Fork me on GitHub
#datomic
<
2020-01-29
>
Ignas06:01:06

Hey, I have a datomic query performance question. We are trying to get all entities of a certain type (transactions) that have changed in the last 5 minutes. We are currently using the default "now" db to get all the transactions and then "since" db to shave off the past. The query works but gets exponentially slower as data grows. Maybe there is a better way write this query?

(def since-5min (d/since db #inst "2020-01-28T15:45"))

(d/q '[:find [e? ...]
       :in $ $since
       :where [$ ?e :transaction/status]
       (not [?e :transaction/type :transaction.type/rejected]))
       [$since ?e]]
  db since-5min)

favila07:01:15

Five minutes is not very many transactions. Maybe just look at the transaction log directly?

maxt07:01:52

Is there a difference if you put the [$since ?e] part first?

Ignas08:01:26

yes, I won't get the ones that changed in the last 5 minutes but did not change the :transaction/status property

Ignas08:01:18

for the transactions logs, can we use both :db/txInstant to filter for the last 5 minutes and filter by :transaction/status in the same query?

Ignas08:01:48

in the way that would include also the transactions that have changed but on some other property than :transaction/status

ghadi12:01:02

Why not include txInstant directly in a query clause?

favila14:01:34

What I was thinking was something like this:

favila14:01:35

(d/q '[:find [?e ...]
       :in $ ?log ?from-t ?to-t
       :where
       [(tx-ids ?log ?from-t ?to-t) [?tx ...]]
       [(tx-data ?log ?tx) [[?e ?a ?v _ ?op]]]
       [?e :transaction/status]
       (not [?e :transaction/type :transaction.type/rejected])]
     (d/as-of (d/db conn) #inst "2020-01-28T15:50")
     (d/log conn)
     #inst "2020-01-28T15:45"
     #inst "2020-01-28T15:50")

favila14:01:34

Look at everything that happened in the last five minutes; if you see any datoms in the tx log whose entity now (currently) has a transaction status and no rejected transaction type, you know that transaction entity changed

favila14:01:43

its mere presence in the log means it changed

favila14:01:37

this strategy might not make sense for longer time periods or higher transaction loads because it depends on transaction time being the most selective thing available

favila14:01:06

(but for 5 minutes, it probably is)

Ignas14:01:39

thanks you! the query seems to do exactly what I want.

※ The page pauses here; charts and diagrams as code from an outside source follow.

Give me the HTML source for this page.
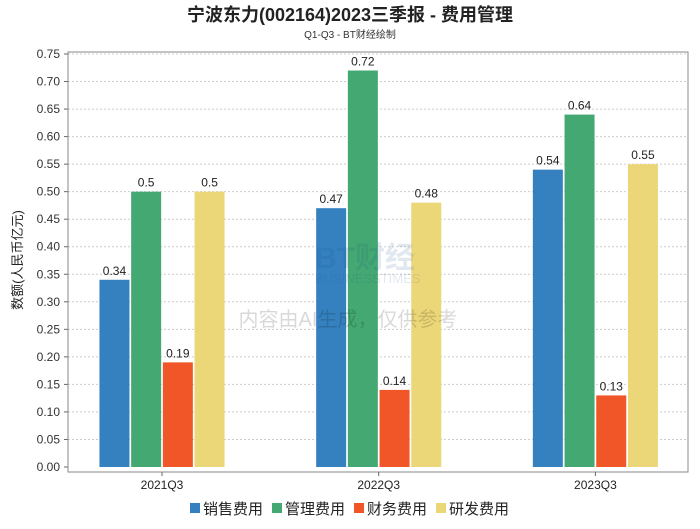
<!DOCTYPE html>
<html><head><meta charset="utf-8"><style>
body{margin:0;background:#fff;font-family:"Liberation Sans","Noto Sans CJK SC",sans-serif;}
svg text{font-family:"Liberation Sans","Noto Sans CJK SC",sans-serif;}
</style></head><body>
<svg id="c" width="700" height="524">
<text x="350" y="21" text-anchor="middle" font-size="18" font-weight="bold" fill="#222">宁波东力(002164)2023三季报 - 费用管理</text>
<text x="350" y="38" text-anchor="middle" font-size="10" fill="#333">Q1-Q3 - BT财经绘制</text>
<text transform="translate(22,260) rotate(-90)" text-anchor="middle" font-size="13" fill="#222">数额(人民币亿元)</text>
<g id="g"></g>
<g opacity="0.12"><text x="315" y="268" font-size="30" font-weight="bold" fill="#1a4c8c" font-family="Liberation Serif">BT财经</text><text x="315" y="283" font-size="13" fill="#1a4c8c" font-family="Liberation Serif">BUSINESSTIMES</text></g>
<text x="348" y="326" text-anchor="middle" font-size="20" fill="#000" opacity="0.15">内容由AI生成，仅供参考</text>
</svg>
<script>
const categories=["2021Q3","2022Q3","2023Q3"];
const seriesNames=["销售费用","管理费用","财务费用","研发费用"];
const sales=[0.34,0.47,0.54];
const admin=[0.5,0.72,0.64];
const finance=[0.19,0.14,0.13];
const rnd=[0.5,0.48,0.55];
const labels=[["0.34","0.47","0.54"],["0.5","0.72","0.64"],["0.19","0.14","0.13"],["0.5","0.48","0.55"]];
const yTicks=[0,0.05,0.1,0.15,0.2,0.25,0.3,0.35,0.4,0.45,0.5,0.55,0.6,0.65,0.7,0.75];
const colors=["#3581c0","#44a872","#f05628","#ecd778"];
const series=[sales,admin,finance,rnd];
const NS="http://www.w3.org/2000/svg";
const g=document.getElementById('g');
const L=68,R=688,T=52,B=467;
const y=v=>B-(v/0.75)*(B-54);
const step=216.7;
const xc=i=>162+step*i;
function el(t,a){const e=document.createElementNS(NS,t);for(const k in a)e.setAttribute(k,a[k]);g.appendChild(e);return e;}
yTicks.forEach(t=>{
 const l=el('line',{x1:L,x2:R,y1:y(t),y2:y(t),stroke:t===0?'none':'#ccc','stroke-dasharray':'2,2'});
 
 
 const tk=el('line',{x1:L-4,x2:L,y1:y(t),y2:y(t),stroke:'#666'});
 
 
 const tx=el('text',{x:L-8,y:y(t)+4,'text-anchor':'end','font-size':12,fill:'#333'});
 tx.textContent=t.toFixed(2);
 
 
});
const fr=el('rect',{x:L,y:T,width:R-L,height:472-T,fill:'none',stroke:'#888'});


const bw=30,gap=1.7;
categories.forEach((c,i)=>{
 const cx=xc(i);
 series.forEach((s,j)=>{
  const bx=cx-2*(bw+gap)+j*(bw+gap)+gap/2;
  const r=el('rect',{x:bx,y:y(s[i]),width:bw,height:B-y(s[i]),fill:colors[j]});
  
  
  const t=el('text',{x:bx+bw/2,y:y(s[i])-5,'text-anchor':'middle','font-size':12,fill:'#222'});
  t.textContent=labels[j][i];
  
  
 });
 const tk=el('line',{x1:cx,x2:cx,y1:472,y2:476,stroke:'#666'});
 
 
 const t=el('text',{x:cx,y:489,'text-anchor':'middle','font-size':12,fill:'#222'});
 t.textContent=c;
 
 
});
let lx=190;
seriesNames.forEach((n,j)=>{
 const r=el('rect',{x:lx,y:503,width:10,height:10,fill:colors[j]});
 
 
 const t=el('text',{x:lx+13,y:514,'font-size':15,fill:'#222'});
 t.textContent=n;
 
 
 lx+=82;
});
</script>
</body></html>
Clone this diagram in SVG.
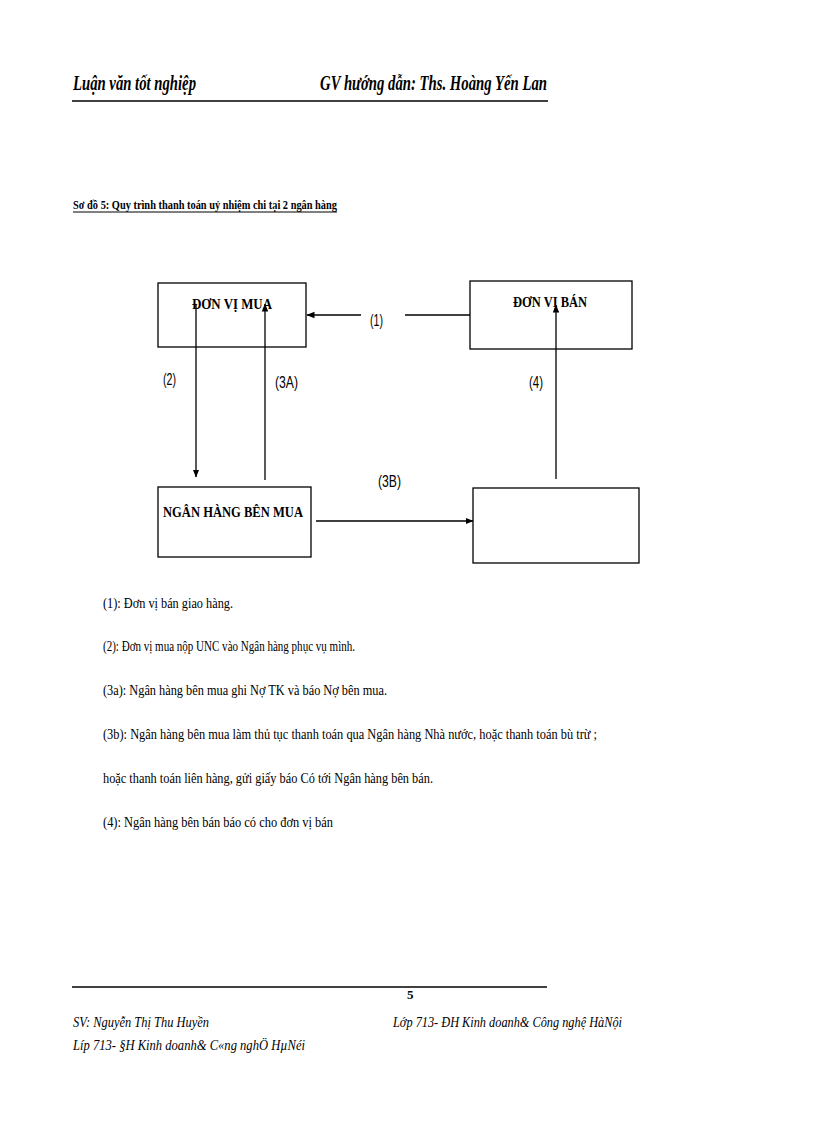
<svg xmlns="http://www.w3.org/2000/svg" width="816" height="1123" viewBox="0 0 816 1123">
<style>
.hdr{font-family:"Liberation Serif",serif;font-weight:bold;font-style:italic;font-size:22px;fill:#000}
.ttl{font-family:"Liberation Serif",serif;font-weight:bold;font-size:13px;fill:#000}
.node{font-family:"Liberation Serif",serif;font-weight:bold;font-size:15px;fill:#000}
.lbl{font-family:"Liberation Sans",sans-serif;font-size:16px;fill:#000}
.body{font-family:"Liberation Serif",serif;font-size:15px;fill:#000}
.ft{font-family:"Liberation Serif",serif;font-style:italic;font-size:15px;fill:#000}
.box{fill:#fff;stroke:#000;stroke-width:1.3}
.ln{stroke:#000;stroke-width:1.3;fill:none}
</style>
<defs>
<marker id="ah" viewBox="0 0 8 8" refX="7.5" refY="4" markerWidth="8" markerHeight="8" markerUnits="userSpaceOnUse" orient="auto">
<path d="M0,0.8 L8,4 L0,7.2 Z" fill="#000"/>
</marker>
</defs>
<rect width="816" height="1123" fill="#fff"/>
<g id="header">
<text class="hdr" x="73" y="90" textLength="123" lengthAdjust="spacingAndGlyphs">Luận văn tốt nghiệp</text>
<text class="hdr" x="320" y="90" textLength="227" lengthAdjust="spacingAndGlyphs">GV hướng dẫn: Ths. Hoàng Yến Lan</text>
<line x1="72" y1="101" x2="548" y2="101" stroke="#000" stroke-width="1.5"/>
</g>
<g id="title">
<text class="ttl" x="73" y="209" textLength="264" lengthAdjust="spacingAndGlyphs">Sơ đồ  5: Quy trình thanh  toán uỷ nhiệm chi tại 2 ngân hàng</text>
<line x1="73" y1="212" x2="337" y2="212" stroke="#000" stroke-width="1"/>
</g>
<g id="node-don-vi-mua">
<rect class="box" x="158" y="283" width="148" height="64"/>
<text class="node" x="192" y="309" textLength="80" lengthAdjust="spacingAndGlyphs">ĐƠN VỊ MUA</text>
</g>
<g id="node-don-vi-ban">
<rect class="box" x="470" y="281" width="162" height="68"/>
<text class="node" x="513" y="307" textLength="74" lengthAdjust="spacingAndGlyphs">ĐƠN VỊ BÁN</text>
</g>
<g id="node-ngan-hang-ben-mua">
<rect class="box" x="158" y="487" width="153" height="70"/>
<text class="node" x="163" y="517" textLength="140" lengthAdjust="spacingAndGlyphs">NGÂN HÀNG BÊN MUA</text>
</g>
<g id="node-ngan-hang-ben-ban">
<rect class="box" x="473" y="488" width="166" height="75"/>
</g>
<g id="connectors">
<line class="ln" x1="470" y1="315" x2="405" y2="315"/>
<line class="ln" x1="361" y1="315" x2="307" y2="315" marker-end="url(#ah)"/>
<line class="ln" x1="196" y1="305" x2="196" y2="477" marker-end="url(#ah)"/>
<line class="ln" x1="265" y1="480" x2="265" y2="304" marker-end="url(#ah)"/>
<line class="ln" x1="556" y1="479" x2="556" y2="305" marker-end="url(#ah)"/>
<line class="ln" x1="316" y1="521" x2="473" y2="521" marker-end="url(#ah)"/>
<text class="lbl" x="370" y="326" textLength="13" lengthAdjust="spacingAndGlyphs">(1)</text>
<text class="lbl" x="163" y="385" textLength="13" lengthAdjust="spacingAndGlyphs">(2)</text>
<text class="lbl" x="275" y="388" textLength="23" lengthAdjust="spacingAndGlyphs">(3A)</text>
<text class="lbl" x="529" y="388" textLength="14" lengthAdjust="spacingAndGlyphs">(4)</text>
<text class="lbl" x="378" y="487" textLength="23" lengthAdjust="spacingAndGlyphs">(3B)</text>
</g>
<g id="legend">
<text class="body" x="103" y="608" textLength="130" lengthAdjust="spacingAndGlyphs">(1): Đơn vị bán giao  hàng.</text>
<text class="body" x="103" y="651" textLength="252" lengthAdjust="spacingAndGlyphs">(2): Đơn vị mua  nộp UNC vào Ngân hàng  phục  vụ mình.</text>
<text class="body" x="103" y="695" textLength="284" lengthAdjust="spacingAndGlyphs">(3a): Ngân hàng  bên mua ghi  Nợ TK và báo Nợ bên mua.</text>
<text class="body" x="103" y="739" textLength="494" lengthAdjust="spacingAndGlyphs">(3b): Ngân hàng  bên mua làm thủ tục thanh  toán qua Ngân hàng  Nhà nước, hoặc thanh  toán bù trừ ;</text>
<text class="body" x="103" y="783" textLength="330" lengthAdjust="spacingAndGlyphs">hoặc thanh  toán liên  hàng, gửi giấy  báo Có tới Ngân hàng  bên bán.</text>
<text class="body" x="103" y="827" textLength="230" lengthAdjust="spacingAndGlyphs">(4): Ngân hàng bên bán báo có cho đơn vị bán</text>
</g>
<g id="footer">
<line x1="72" y1="987" x2="547" y2="987" stroke="#000" stroke-width="1.5"/>
<text class="ttl" x="407" y="999">5</text>
<text class="ft" x="73" y="1027" textLength="136" lengthAdjust="spacingAndGlyphs">SV: Nguyễn Thị Thu Huyền</text>
<text class="ft" x="393" y="1027" textLength="229" lengthAdjust="spacingAndGlyphs">Lớp 713- ĐH Kinh doanh&amp; Công nghệ HàNội</text>
<text class="ft" x="73" y="1050" textLength="232" lengthAdjust="spacingAndGlyphs">Líp 713- §H Kinh doanh&amp; C«ng nghÖ HµNéi</text>
</g>
</svg>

I'll now try to benchmark it in different load scenarios thanks2

leongrapenthin13:01:53

Is there a faster alternative to developing against Datomic Cloud over using the Bastion/Tunnel? For my development purposes, I sometimes need to run about a 100 queries in a batch which is super slow. I don't need help with best practices etc. as I use Datomic for 5 years now. Point is, when executed within Datomic Cloud this takes milliseconds. But locally it can take half a minute which breaks any kind of dynamic/interactive flow during dev. Right now I'm thinking of using VNC to develop on a remote appliance within AWS.

dharrigan13:01:16

WOuld you consider running wireguard or zerotier on the server? then you can connect directly to the server, skipping ssh 🙂 (the connection is encrypted and secure on either wireguard and/or zerotier)

ghadi13:01:15

what makes you think the bastion vs. wireguard is going to make a difference?

ghadi13:01:05

there's probably inherent latency from @leongrapenthin’s laptop to the VPC

dharrigan13:01:13

Well, with bastion you're jumping directly from a machine in the middle to the actual target server, so that's an additional network hop

dharrigan13:01:20

wireguard/zerotier is direct peering

ghadi13:01:07

the latency from bastion -> query group is far less than the latency from laptop -> bastion

dharrigan13:01:31

perhaps - I don't know - maybe - but if one can remove a network hop, then it's good

ghadi13:01:02

wireguard is great, but it can't make packets get inside the VPC faster

maxt14:01:16

Cloud running locally would be great, like datomic-memdb but supporting tx functions and tuples. I'm also annoyed by queries that run fast in the cloud but very slow when developing.

augustl14:01:18

when will we get apt-get install aws-local? 😄

simple_smile 4
dharrigan14:01:32

yay -S t'interwebs-local

leongrapenthin15:01:11

@ghadi I'm pretty sure the performance distance is mainly due to a Datomic Ion having more "Datomic Peer like" querying performance with segment caching and whatnot, whereas the client via bastion is a flat http client.

Joe Lane15:01:02

I don't think that was the argument he was trying to make.